Our architecture takes the advantages from both approaches and compensates their drawbacks.
As paraphraser (at the top right of Figure 1), we selected the pre-trained model dedicated for paragraphing based on the best performant PEGASUS model.
For topics such as “asset quality” and “credit lending”, the domain-specific transformers
have been used because they were trained on specific finance and law data.
For the rest, e.g. “pandemic” and “climate risk”, general purpose transformers
have been used because they have been trained on generic news.
In our experiments, GPT-2 and T5 could not handle large documents, while BigBirdPegasus generated summaries with repeated sentences, making them unsuitable for abstractive summarization. Hence, we did not use them.
We collaborated with regulatory reporting experts to evaluate the generated summaries and optimize the pre-processing keywords and algorithm parameters based on their feedback through model engineering, which is a form of “reinforced learning” with expert input.
For future experiments, hierarchical summarization can be used as an alternative technique, where the input document is divided into smaller sub-documents and a summary is generated for each sub-document, which is then combined to create a final summary.
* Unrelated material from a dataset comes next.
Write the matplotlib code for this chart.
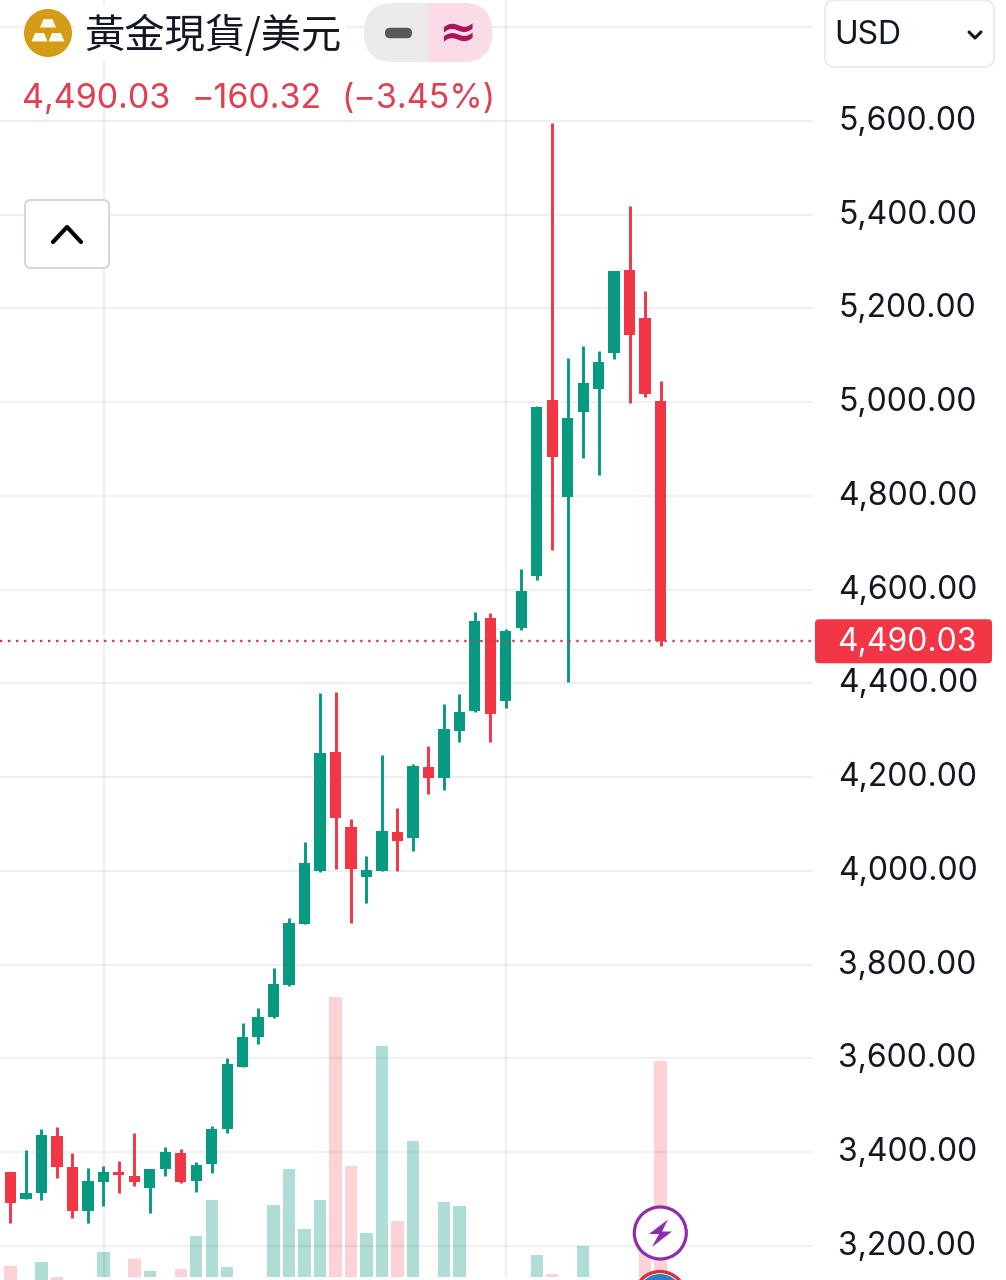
import matplotlib
matplotlib.use('Agg')
import matplotlib.pyplot as plt
from matplotlib.colors import to_rgba
from matplotlib.patches import Circle, FancyBboxPatch, Polygon, Rectangle
from matplotlib.transforms import ScaledTranslation
import numpy as np

plt.rcParams['font.family'] = ['Inter', 'DejaVu Sans']

# candles, oldest first
opens = [3358, 3300, 3314, 3435, 3369, 3275, 3336, 3358, 3349, 3323, 3364, 3398, 3338, 3375,
         3449, 3581, 3646, 3688, 3757, 3887, 4001, 4254, 4094, 3988, 4000, 4084, 4070, 4222,
         4198, 4299, 4341, 4539, 4363, 4518, 4629, 5005, 4797, 4980, 5028, 5106, 5282, 5179, 5003]
highs = [3358, 3405, 3449, 3453, 3399, 3367, 3371, 3381, 3442, 3365, 3411, 3407, 3380, 3456,
         3601, 3676, 3708, 3793, 3900, 4061, 4380, 4382, 4110, 4033, 4247, 4134, 4228, 4267,
         4356, 4377, 4552, 4550, 4517, 4644, 4991, 5596, 5094, 5120, 5110, 5281, 5419, 5238, 5046]
lows = [3249, 3300, 3298, 3344, 3259, 3250, 3286, 3313, 3329, 3271, 3349, 3334, 3315, 3355,
        3442, 3581, 3630, 3687, 3755, 3886, 3998, 4005, 3888, 3931, 4000, 4001, 4043, 4164,
        4173, 4275, 4339, 4276, 4347, 4514, 4621, 4685, 4403, 4880, 4845, 5092, 4998, 5011, 4481]
closes = [3291, 3312, 3437, 3369, 3275, 3339, 3357, 3351, 3337, 3365, 3400, 3337, 3373, 3449,
          3588, 3646, 3688, 3759, 3888, 4018, 4252, 4112, 4004, 4002, 4086, 4064, 4224, 4198,
          4302, 4340, 4533, 4334, 4511, 4598, 4989, 4883, 4966, 5042, 5085, 5279, 5143, 5018, 4490.03]
volumes = [14, 0, 18, 3, 0, 0, 28, 0, 21, 9, 0, 11, 44, 80, 13, 0, 0, 75, 111, 51, 80, 283,
           114, 47, 234, 59, 139, 0, 78, 74, 0, 0, 0, 0, 25, 6, 0, 34, 0, 0, 0, 30, 219]

price_ticks = [3200, 3400, 3600, 3800, 4000, 4200, 4400, 4600, 4800, 5000, 5200, 5400, 5600, 5800]
tick_labels = ['3,200.00', '3,400.00', '3,600.00', '3,800.00', '4,000.00', '4,200.00', '4,400.00',
               '4,600.00', '4,800.00', '5,000.00', '5,200.00', '5,400.00', '5,600.00', '']
session_lines = [6.03, 32]

title = '黃金現貨/美元'
last_price = '4,490.03'
change = '−160.32'
change_pct = '(−3.45%)'

GREEN = '#089981'
RED = '#f23645'
INK = '#131722'
W, H = 1006, 1280
PLOT_W = 813

fig = plt.figure(figsize=(W / 100, H / 100), dpi=100, facecolor='white')

x = np.arange(len(closes))
o, c, h, l = map(np.array, (opens, closes, highs, lows))
up = c >= o
colors = np.where(up, GREEN, RED)
vol_colors = [to_rgba(GREEN, 0.32) if u else to_rgba(RED, 0.22) for u in up]
xlim = (-0.678, 51.85)

# volume sits under the price pane
vol_ax = fig.add_axes([0, 0, PLOT_W / W, 1], zorder=1)
vol_ax.bar(x, volumes, width=0.8, color=vol_colors, linewidth=0)
vol_ax.set_xlim(xlim)
vol_ax.set_ylim(0, H)
vol_ax.axis('off')

ax = fig.add_axes([0, 0, PLOT_W / W, 1], zorder=2)
ax.patch.set_visible(False)
ax.vlines(x, l, h, color=colors, linewidth=2.1, zorder=3)
ax.bar(x, np.abs(c - o), bottom=np.minimum(o, c), width=0.73, color=colors, linewidth=0, zorder=4)
ax.axhline(closes[-1], color='#d93a4a', linewidth=1.7, linestyle=(0, (1, 2.39)), zorder=5)

ax.set_xlim(xlim)
ax.set_ylim(3127.4, 5858.1)
ax.set_xticks(session_lines)
ax.set_yticks(price_ticks)
ax.set_yticklabels(tick_labels)
ax.yaxis.tick_right()
ax.tick_params(axis='x', length=0, labelbottom=False)
ax.tick_params(axis='y', length=0, pad=18, labelsize=23, labelcolor=INK)
ax.grid(True, color='black', alpha=0.06, linewidth=1.6)
ax.set_axisbelow(True)
for s in ax.spines.values():
    s.set_visible(False)

# labels sit a touch above their grid line
up_shift = ScaledTranslation(0, 3 / 100, fig.dpi_scale_trans)
for t in ax.get_yticklabels():
    t.set_transform(t.get_transform() + up_shift)

# header, buttons and badges, in pixels from the top left
ui = fig.add_axes([0, 0, 1, 1], zorder=3)
ui.set_xlim(0, W)
ui.set_ylim(H, 0)
ui.axis('off')
ui.patch.set_visible(False)

ui.add_patch(Rectangle((64, 1277), 760, 3, color='white', linewidth=0))
ui.add_patch(Rectangle((76, 5), 270, 55, color='white', linewidth=0))

# gold coin
ui.add_patch(Circle((48, 33), 24, color='#d49b16', linewidth=0))
for px, py in [(48, 19), (39.5, 33), (56.5, 33)]:
    ui.add_patch(Polygon([(px - 4.5, py), (px + 4.5, py), (px + 8, py + 8.5), (px - 8, py + 8.5)],
                         color='#fffaf0', linewidth=0))
ui.text(84, 36, title, fontsize=29, color=INK, va='center', ha='left',
        family=['Noto Sans CJK TC', 'DejaVu Sans'])

# status pill
ui.add_patch(FancyBboxPatch((364 + 29, 3 + 29), 128 - 58, 1, boxstyle='round,pad=29', color='#ebebeb', linewidth=0))
pink = FancyBboxPatch((364 + 29, 3 + 29), 128 - 58, 1, boxstyle='round,pad=29', color='#fadbe7', linewidth=0)
ui.add_patch(pink)
pink.set_clip_path(Rectangle((428, 0), 70, 70, transform=ui.transData))
ui.add_patch(FancyBboxPatch((390, 32.75), 17, 0.5, boxstyle='round,pad=5', color='#57585a', linewidth=0))
ui.text(457.5, 35, '≈', fontsize=33, color='#a8175c', ha='center', va='center', fontweight='bold',
        family='DejaVu Sans')

# quote line
for tx, s in [(22, last_price), (192, change), (341, change_pct)]:
    ui.text(tx, 99, s, fontsize=24.5, color='#e0404f', ha='left', va='center')

# collapse button
ui.add_patch(FancyBboxPatch((31, 206), 72, 56, boxstyle='round,pad=6', facecolor='white',
                            edgecolor='#d6d7da', linewidth=1.5))
ui.plot([53, 67, 81], [242, 227, 242], color='black', linewidth=3, solid_capstyle='round',
        solid_joinstyle='round')

# currency selector
ui.add_patch(FancyBboxPatch((835, 10), 149, 47, boxstyle='round,pad=10', facecolor='white',
                            edgecolor='#ececee', linewidth=1.5, clip_on=True))
ui.text(834, 36, 'USD', fontsize=23, color=INK, ha='left', va='center')
ui.plot([969, 975, 981], [32, 38, 32], color=INK, linewidth=2.2, solid_capstyle='round')

# last price tag
tag_y = H - ax.transData.transform((0, closes[-1]))[1]
ui.add_patch(FancyBboxPatch((819, tag_y - 18), 169, 41 - 5, boxstyle='round,pad=4', color=RED, linewidth=0))
ui.text(907, tag_y + 1, last_price, fontsize=23, color='white', ha='center', va='center')

# event badges
ui.add_patch(Circle((660, 1297), 25.5, facecolor='white', edgecolor='#d8303c', linewidth=2.4))
ui.add_patch(Circle((660, 1297), 23, color='#2d7fc4', linewidth=0))
ui.add_patch(Circle((660.3, 1233), 26, facecolor='white', edgecolor='#8e2bb0', linewidth=2.3))
ui.add_patch(Polygon([(668, 1219.5), (649, 1234), (659, 1234), (652, 1247), (672, 1231.5), (662, 1231.5)],
                     color='#8e2bb0', linewidth=0))

fig.savefig('out.png', dpi=100)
Another future approach is to fine-tune more recent existing LLM models on a dataset of large documents to improve their performance. For example, we could fine-tune the open-source LLM GPT-J and integrate via dedicated pipelines, e.g. Python LangChain, an anonymization filtering engine, such as Presidio to find out the emergent moment of local LLMs on our specific protected data.
What have we achieved with our text summarization algorithm?
We overcame the challenges by combining heuristics to create a solution with multiple advantages.
- Our approach can handle long documents, even more than 100,000 token. SOTA transformers, in comparison, are mainly limited to 1024 token. GPT-3 is limited to 2048,
- Our above solution architecture allows the generation of summaries for large documents within seconds, unlike other SOTA solutions like GPT-3 that take several minutes.
- We used a zero-shot training approach based on pre-trained transformers, in contrast to SOTA solutions that require enormous amounts of training data and at least one shot in case of GPT-3.
- We also used the same metrics (ROUGE and BLEU) for both optimization and evaluation, and our results achieved ROUGE scores of over 50%, which is competitive to SOTA scores.
In this article, we have shown a possible way to build industry-specific and economic solutions for text summarization in the financial services sector, independent of large public language models such as GPT. Financial services institutions should keep a close eye on the rapid development to leverage efficiency potentials.